The Federal Trade Commission is investigating the purchase of hundreds of small startups made by Big Tech companies Amazon, Apple, Facebook, Google and Microsoft to determine if they have become too powerful. In 2019, a record-breaking 231 artificial intelligence startups were snapped up, which in many cases ended public availability of their products. According to CB Insights, that number compares to 42 AI startups acquired in 2014. Apple has been the No. 1 buyer of these startups since 2010.
Bloomberg reports CB Insights revealed that, in 2019, there were 2,235 venture capital AI funding deals “worth a total of $26.6 billion” and 24 AI “unicorns,” companies valued at $1 billion or more. After Apple, the top AI startup acquirers have been Google, Microsoft, Facebook, Intel and Amazon.

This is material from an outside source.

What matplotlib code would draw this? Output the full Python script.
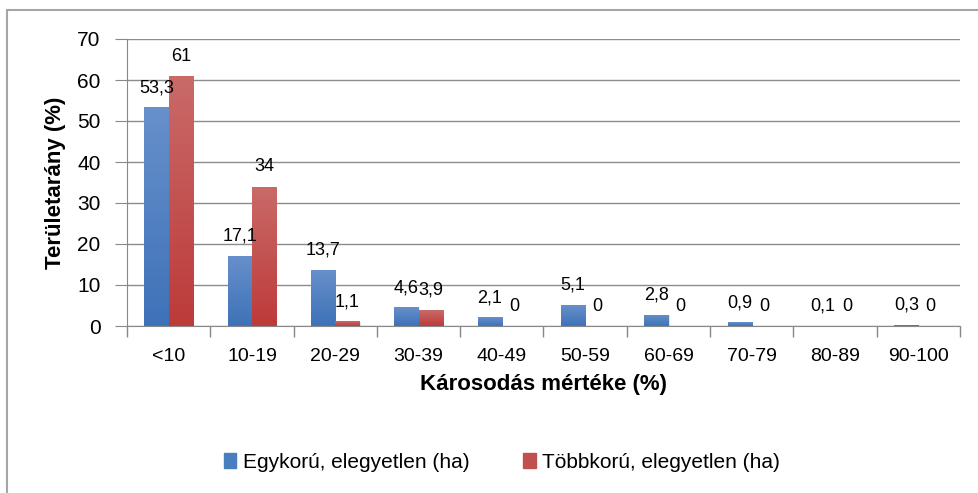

“If big tech companies buy them all up, they eliminate these future competitors, and have a chance of actually owning the winners,” said machine-learning startup Primer chief executive Sean Gourley. “It’s a real shame. We lost something. There may have been different approaches in this field, but now we only have what these larger companies decide.”
Bloomberg notes that, “it’s particularly important to have a broad, diverse community developing AI because the technology is informing more decisions and has been susceptible to bias, according to researchers.” (Bloomberg Beta is a Primer.ai investor.)
The Big Tech companies also purchase startups in a competition to “amass talent,” since “there’s a shortage of workers with experience in deep learning and machine learning.” When Google bought DNNresearch in 2013, for example, the company also got “deep-learning godfather Geoffrey Hinton.” Likewise, in 2014, when it bought London-based DeepMind, it also brought its chief, Demis Hassabis on board.
“It’s the most important technology we will see in our lifetime,” said Algorithmia chief executive Diego Oppenheimer. “When you look at it that way, if it is concentrated on the few, it’s going to be really hard to compete with those few.”
But at Montreal-based deep learning research lab Mila, partnership director Frederic Laurin believes there is more to these acquisitions than “talent hoarding.” “The other potential explanation is they see those firms as competitors,” he said. From the startup’s point of view, “selling can be the best option when promising technology is failing to become a real business … [and] joining a larger company can provide a bigger audience for a startup’s ideas, along with more resources to develop products quicker.”
Big companies like Facebook and Google also “have massive data sets that are crucial for training AI models.” The cost of computing power also figures into the startup’s calculations; “they often pay their rivals, Amazon, Microsoft and Google, which are the dominant cloud providers.” This is pricing smaller firms out of the space, said Laurin, who noted that his 450-researcher lab, which gets support from several universities, has trouble keeping up.
In 2015, Elon Musk, Sam Altman and other technologists founded the non-profit OpenAI, pledging $1 billion “because they were concerned about Big Tech companies dominating such an important technology.” Now it’s opened a for-profit arm “and taken a $1 billion investment from Microsoft partially to fund the intensive computing needs its work requires.”